How Rikers Island Became New York's Largest Mental Institution
Some mentally ill NYC detainees stay in the system for years without ever standing trial

TW: Suicide
Rikers Island in the New York City borough of Queens is the site of one of the world's largest correctional institutions and has been described as New York's best-known jail. The complex consists of ten jails, and is intended to hold local offenders who are awaiting trial, serving sentences of one year or less, or are temporarily placed there pending transfer to another facility.
Records show that more than half the people in New York City custody, around 3,000 men and women, have been diagnosed with a mental illness. On any given day, hundreds of them are stuck at Rikers awaiting evaluations or in line for beds at state forensic psychiatric hospitals. Competency evaluations are meant to ensure that people understand the charges against them and can assist in their own defense, and that process is supposed to last no longer than a year.

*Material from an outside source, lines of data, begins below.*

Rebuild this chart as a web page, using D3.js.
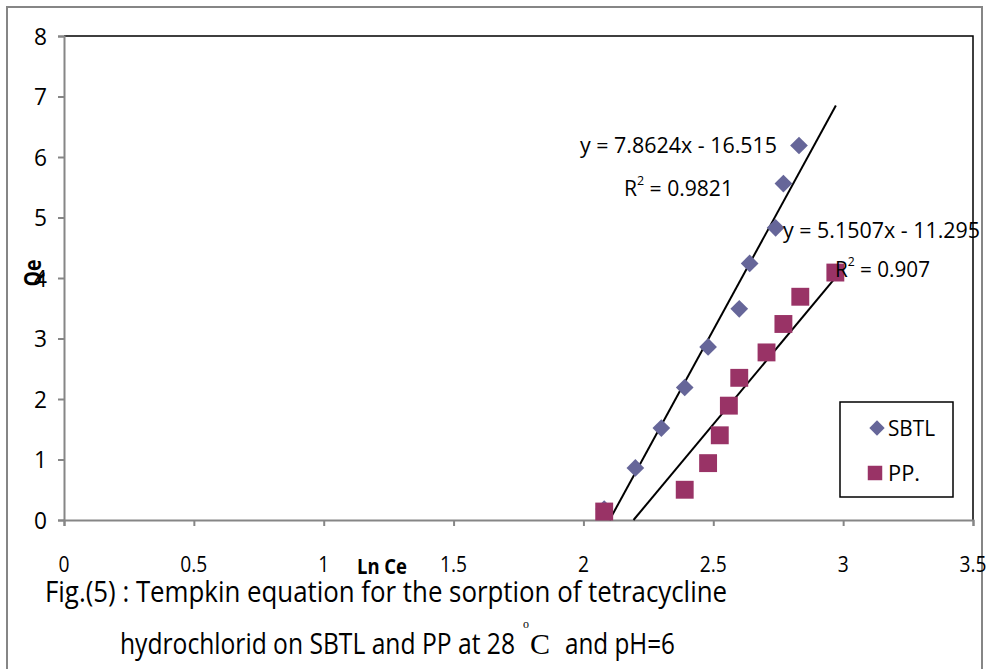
<!DOCTYPE html>
<html>
<head>
<meta charset="utf-8">
<script src="https://cdn.jsdelivr.net/npm/d3@7"></script>
<style>
  html, body { margin: 0; padding: 0; background: #fff; }
  svg { display: block; }
  text { font-family: "Open Sans", "Liberation Sans", sans-serif; fill: #000; }
</style>
</head>
<body>
<svg id="chart" width="992" height="669"></svg>
<script>
// ---- data ----
const sbtlX = [2.08, 2.20, 2.30, 2.39, 2.48, 2.60, 2.64, 2.74, 2.77, 2.83];
const sbtlY = [0.18, 0.86, 1.52, 2.19, 2.86, 3.49, 4.24, 4.83, 5.56, 6.19];
const ppX = [2.08, 2.39, 2.48, 2.525, 2.56, 2.60, 2.705, 2.77, 2.835, 2.97];
const ppY = [0.14, 0.50, 0.94, 1.40, 1.89, 2.35, 2.77, 3.24, 3.69, 4.09];
const sbtlFit = { slope: 7.8624, intercept: -16.515, xEnd: 2.972 };
const ppFit = { slope: 5.1507, intercept: -11.295, xEnd: 2.972 };
const xTicks = [0, 0.5, 1, 1.5, 2, 2.5, 3, 3.5];
const xTickLabels = ["0", "0.5", "1", "1.5", "2", "2.5", "3", "3.5"];
const yTicks = [0, 1, 2, 3, 4, 5, 6, 7, 8];
const yTickLabels = ["0", "1", "2", "3", "4", "5", "6", "7", "8"];
const seriesNames = ["SBTL", "PP."];
const eqTexts = ["y = 7.8624x - 16.515", "y = 5.1507x - 11.295"];
const r2Texts = ["0.9821", "0.907"];
const xTitle = "Ln Ce";
const yTitle = "Qe";
const caption1 = "Fig.(5) : Tempkin equation for the sorption of tetracycline";
const caption2a = "hydrochlorid on SBTL and PP at 28";
const caption2b = "and pH=6";

const svg = d3.select("#chart");
const L = 64, R = 973, T = 36, B = 520;
const x = d3.scaleLinear().domain([0, 3.5]).range([L, R]);
const y = d3.scaleLinear().domain([0, 8]).range([B, T]);

const axisGray = "#868686";
const blue = "#666699", plum = "#993366";

// outer chart border
svg.append("rect").attr("x", 7).attr("y", 7).attr("width", 975).attr("height", 680)
  .attr("fill", "none").attr("stroke", axisGray).attr("stroke-width", 2);

// plot area border (top & right black)
svg.append("path")
  .attr("d", `M${L},${T}H${R}V${B}`)
  .attr("fill", "none").attr("stroke", "#000").attr("stroke-width", 1.5);

// axes
const yAxis = d3.axisLeft(y).tickValues(yTicks).tickSize(6).tickFormat("");
const gy = svg.append("g").attr("transform", `translate(${L},0)`).call(yAxis);
const xAxis = d3.axisBottom(x).tickValues(xTicks).tickSize(6).tickFormat("");
const gx = svg.append("g").attr("transform", `translate(0,${B})`).call(xAxis);
[gx, gy].forEach(g => {
  g.select(".domain").attr("stroke", axisGray).attr("stroke-width", 2);
  g.selectAll(".tick line").attr("stroke", axisGray).attr("stroke-width", 2);
});

// tick labels
svg.append("g").selectAll("text").data(yTicks).join("text")
  .attr("x", 47).attr("y", d => y(d) + 8.5)
  .attr("text-anchor", "end").attr("font-size", 24)
  .attr("textLength", 13).attr("lengthAdjust", "spacingAndGlyphs")
  .text((d, i) => yTickLabels[i]);

svg.append("g").selectAll("text").data(xTicks).join("text")
  .attr("x", d => x(d)).attr("y", 572)
  .attr("text-anchor", "middle").attr("font-size", 22)
  .attr("textLength", (d, i) => xTickLabels[i].length === 1 ? 11 : 27)
  .attr("lengthAdjust", "spacingAndGlyphs")
  .text((d, i) => xTickLabels[i]);

// axis titles
svg.append("text").attr("x", 382).attr("y", 574).attr("text-anchor", "middle")
  .attr("font-size", 22).attr("font-weight", "bold")
  .attr("textLength", 50).attr("lengthAdjust", "spacingAndGlyphs").text(xTitle);
svg.append("text").attr("transform", "translate(41,273) rotate(-90)")
  .attr("text-anchor", "middle").attr("font-size", 23).attr("font-weight", "bold")
  .attr("textLength", 27).attr("lengthAdjust", "spacingAndGlyphs").text(yTitle);

// trend lines
function fitLine(fit) {
  const x0 = -fit.intercept / fit.slope;
  return [[x0, 0], [fit.xEnd, fit.slope * fit.xEnd + fit.intercept]];
}
const line = d3.line().x(d => x(d[0])).y(d => y(d[1]));
[sbtlFit, ppFit].forEach(f => {
  svg.append("path").attr("d", line(fitLine(f)))
    .attr("fill", "none").attr("stroke", "#000").attr("stroke-width", 2);
});

// markers
const diamond = d3.symbol().type(d3.symbolDiamond2).size(200);
const square = d3.symbol().type(d3.symbolSquare).size(320);
svg.append("g").selectAll("path").data(sbtlX.map((v, i) => [v, sbtlY[i]])).join("path")
  .attr("transform", d => `translate(${x(d[0])},${y(d[1])})`)
  .attr("d", diamond).attr("fill", blue);
svg.append("g").selectAll("path").data(ppX.map((v, i) => [v, ppY[i]])).join("path")
  .attr("transform", d => `translate(${x(d[0])},${y(d[1])})`)
  .attr("d", square).attr("fill", plum);

// equation labels
function eq(xp, yp, txt, w) {
  svg.append("text").attr("x", xp).attr("y", yp).attr("font-size", 22)
    .attr("textLength", w).attr("lengthAdjust", "spacingAndGlyphs").text(txt);
}
function r2(xp, yp, val, w) {
  const t = svg.append("text").attr("x", xp).attr("y", yp).attr("font-size", 22);
  t.append("tspan").text("R");
  t.append("tspan").attr("dy", -11).attr("font-size", 13).text("2");
  t.append("tspan").attr("dy", 11).text(" = " + val);
  t.attr("textLength", w).attr("lengthAdjust", "spacingAndGlyphs");
}
eq(580, 153, eqTexts[0], 197);
r2(624, 196, r2Texts[0], 109);
eq(783, 238, eqTexts[1], 197);
r2(835, 277, r2Texts[1], 95);

// legend
svg.append("rect").attr("x", 840).attr("y", 402).attr("width", 113).attr("height", 95)
  .attr("fill", "#fff").attr("stroke", "#000").attr("stroke-width", 1.5);
svg.append("path").attr("transform", "translate(877,428)")
  .attr("d", d3.symbol().type(d3.symbolDiamond2).size(150)).attr("fill", blue);
svg.append("path").attr("transform", "translate(875,473)")
  .attr("d", d3.symbol().type(d3.symbolSquare).size(210)).attr("fill", plum);
svg.append("text").attr("x", 888).attr("y", 436).attr("font-size", 22)
  .attr("textLength", 47).attr("lengthAdjust", "spacingAndGlyphs").text(seriesNames[0]);
svg.append("text").attr("x", 888).attr("y", 481).attr("font-size", 22)
  .attr("textLength", 32).attr("lengthAdjust", "spacingAndGlyphs").text(seriesNames[1]);

// caption
svg.append("text").attr("x", 45).attr("y", 602).attr("font-size", 30)
  .attr("textLength", 682).attr("lengthAdjust", "spacingAndGlyphs").text(caption1);
svg.append("text").attr("x", 120).attr("y", 654).attr("font-size", 30)
  .attr("textLength", 395).attr("lengthAdjust", "spacingAndGlyphs").text(caption2a);
svg.append("text").attr("x", 523).attr("y", 628).attr("font-size", 12)
  .style("font-family", "'Liberation Serif', serif").text("o");
svg.append("text").attr("x", 530).attr("y", 654).attr("font-size", 30)
  .style("font-family", "'Liberation Serif', serif").text("C");
svg.append("text").attr("x", 565).attr("y", 654).attr("font-size", 30)
  .attr("textLength", 110).attr("lengthAdjust", "spacingAndGlyphs").text(caption2b);
</script>
</body>
</html>
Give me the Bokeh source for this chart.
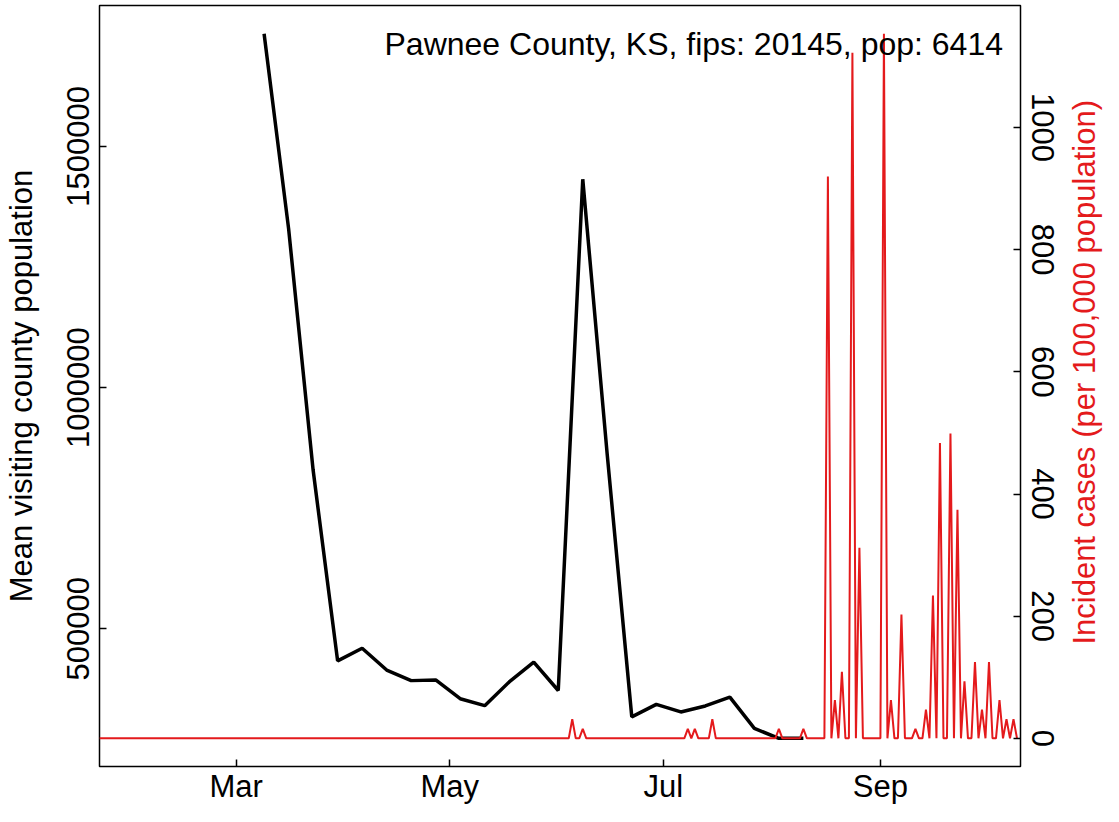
import math
import pandas as pd
from bokeh.plotting import figure
from bokeh.layouts import row
from bokeh.models import (Range1d, LinearAxis, FixedTicker, DatetimeTickFormatter,
                          BasicTickFormatter, Label, ColumnDataSource)
from bokeh.embed import file_html
from bokeh.resources import INLINE

# ---------------- data ----------------
title_text = "Pawnee County, KS, fips: 20145, pop: 6414"
left_label = "Mean visiting county population"
right_label = "Incident cases (per 100,000 population)"

visit_dates = ["2020-03-09", "2020-03-16", "2020-03-23", "2020-03-30", "2020-04-06",
               "2020-04-13", "2020-04-20", "2020-04-27", "2020-05-04", "2020-05-11",
               "2020-05-18", "2020-05-25", "2020-06-01", "2020-06-08", "2020-06-15",
               "2020-06-22", "2020-06-29", "2020-07-06", "2020-07-13", "2020-07-20",
               "2020-07-27", "2020-08-03", "2020-08-10"]
visit_means = [1733700, 1329500, 829000, 433500, 459600,
               414400, 392500, 393900, 355000, 340600,
               389800, 430900, 372000, 1432000, 860000,
               317400, 343300, 327600, 340000, 358400,
               293400, 272900, 272900]

case_series_start = "2020-01-22"
case_series_end = "2020-10-10"
case_dates = ["2020-06-05", "2020-06-08", "2020-07-08", "2020-07-10", "2020-07-15",
              "2020-08-03", "2020-08-10", "2020-08-17", "2020-08-19", "2020-08-21",
              "2020-08-24", "2020-08-26", "2020-09-02", "2020-09-04", "2020-09-07",
              "2020-09-11", "2020-09-14", "2020-09-16", "2020-09-18", "2020-09-21",
              "2020-09-23", "2020-09-25", "2020-09-28", "2020-09-30", "2020-10-02",
              "2020-10-05", "2020-10-07", "2020-10-09"]
case_rates = [31.2, 15.6, 15.6, 15.6, 31.2,
              15.6, 15.6, 919.9, 62.4, 109.1,
              1122.6, 311.8, 1153.7, 62.4, 202.7,
              15.6, 46.8, 233.9, 483.3, 498.9,
              374.2, 93.5, 124.7, 46.8, 124.7,
              62.4, 31.2, 31.2]

x_tick_dates = ["2020-03-01", "2020-05-01", "2020-07-01", "2020-09-01"]
left_ticks = [500000, 1000000, 1500000]
right_ticks = [0, 200, 400, 600, 800, 1000]

# ---------------- tables ----------------
visit_src = ColumnDataSource(dict(x=pd.to_datetime(visit_dates), y=visit_means))

all_days = pd.date_range(case_series_start, case_series_end, freq="D")
rate_map = dict(zip(pd.to_datetime(case_dates), case_rates))
daily_rates = [rate_map.get(d, 0.0) for d in all_days]
case_src = ColumnDataSource(dict(x=all_days, y=daily_rates))

def padded(vals, frac=0.04):
    lo, hi = min(vals), max(vals)
    span = hi - lo
    return lo - frac * span, hi + frac * span

ly0, ly1 = padded(visit_means)
ry0, ry1 = padded(daily_rates)

FONT = "Liberation Sans"
FS = "31px"
RED = "#E41A1C"

p = figure(width=1064, height=806, output_backend="svg", toolbar_location=None,
           x_axis_type="datetime",
           x_range=Range1d(pd.Timestamp(case_series_start), pd.Timestamp("2020-10-11")),
           y_range=Range1d(ly0, ly1),
           min_border_left=99, min_border_right=44, min_border_top=5, min_border_bottom=36)
p.extra_y_ranges = {"cases": Range1d(ry0, ry1)}

p.grid.visible = False
p.outline_line_color = "black"
p.outline_line_width = 1.5
p.background_fill_color = "white"
p.border_fill_color = "white"

# x axis
xa = p.xaxis[0]
xa.ticker = FixedTicker(ticks=[pd.Timestamp(d).value // 10**6 for d in x_tick_dates])
xa.formatter = DatetimeTickFormatter(years="%b", months="%b", days="%b", hours="%b",
                                     minutes="%b", seconds="%b", milliseconds="%b",
                                     microseconds="%b", minsec="%b", hourmin="%b")
# left axis
ya = p.yaxis[0]
ya.ticker = FixedTicker(ticks=left_ticks)
ya.formatter = BasicTickFormatter(use_scientific=False)
ya.major_label_orientation = "vertical"
ya.axis_label = left_label

# right axis (its title is drawn in a narrow side panel so it reads upward like R)
ra = LinearAxis(y_range_name="cases", ticker=FixedTicker(ticks=right_ticks))
ra.major_label_orientation = "vertical"
p.add_layout(ra, "right")

for ax in [xa, ya, ra]:
    ax.axis_line_color = None
    ax.major_tick_in = 7
    ax.major_tick_out = 0
    ax.major_tick_line_color = "black"
    ax.major_tick_line_width = 1.5
    ax.minor_tick_line_color = None
    ax.major_label_text_font = FONT
    ax.major_label_text_font_size = FS
    ax.major_label_text_color = "black"
    ax.axis_label_text_font = FONT
    ax.axis_label_text_font_size = FS
    ax.axis_label_text_font_style = "normal"
    ax.axis_label_text_color = "black"

xa.major_label_standoff = 2
ya.major_label_standoff = 10
ya.axis_label_standoff = 26
ra.major_label_standoff = 11

# lines
p.line("x", "y", source=visit_src, line_color="black", line_width=3.5)
p.line("x", "y", source=case_src, y_range_name="cases", line_color=RED, line_width=2)

p.add_layout(Label(x=pd.Timestamp("2020-10-06"), y=1713000, text=title_text,
                   text_align="right", text_baseline="alphabetic",
                   text_font=FONT, text_font_size="32px", text_color="black"))

# side panel carrying the right-hand axis title
q = figure(width=39, height=806, output_backend="svg", toolbar_location=None,
           x_range=Range1d(0, 1), y_range=Range1d(0, 1),
           x_axis_location=None, y_axis_location=None,
           min_border_left=0, min_border_right=0, min_border_top=0, min_border_bottom=0)
q.grid.visible = False
q.outline_line_color = None
q.background_fill_color = "white"
q.border_fill_color = "white"
q.add_layout(Label(x=0.5, y=0.518, text=right_label, angle=math.pi / 2,
                   text_align="center", text_baseline="middle",
                   text_font=FONT, text_font_size=FS, text_color=RED))

layout = row(p, q)
open("out.html", "w").write(file_html(layout, INLINE))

Due to a limited number of beds in state forensic psychiatric hospitals, the grinding nature of the state courts and the inability of city officials to resolve a long-term crisis on Rikers Island, the restoration process for some detainees has dragged on for three years or longer, records and interviews show.
“The state has designed a system that on paper is intended to ensure people get treatment when they are found unfit,” said Elena Landriscina, a staff attorney with the Legal Aid Society, which represents indigent people charged with crimes in New York City. “In reality it is not providing that treatment in a timely way.”
Mentally ill detainees have been subject to harsh conditions, inhumane treatment and inadequate supervision, records and interviews show. Guards have routinely failed to bring them to medical appointments or court appearances and have often left them unattended, even if they have been flagged as suicide risks. At least 18 mentally ill detainees have died by suicide, drug overdoses and other causes in the past three years alone. One man with a history of psychiatric hospitalizations had missed 26 medical appointments in seven months when a guard left him unattended in March 2021. He wedged his head through his cell’s food tray slot, asphyxiating himself.
Rikers Island has long struggled to care for mentally ill detainees, with lapses chronicled in regular reports by court monitors appointed to oversee reforms in the jail system. But the problem has become more urgent. As officials have moved to reduce the number of people in the jails, the proportion of detainees with serious mental illnesses has doubled in the past decade, reaching a monthly average of more than 1,200 earlier this year. Even so, records show, the jails’ specialized mental health units can hold no more than 980 people at a time.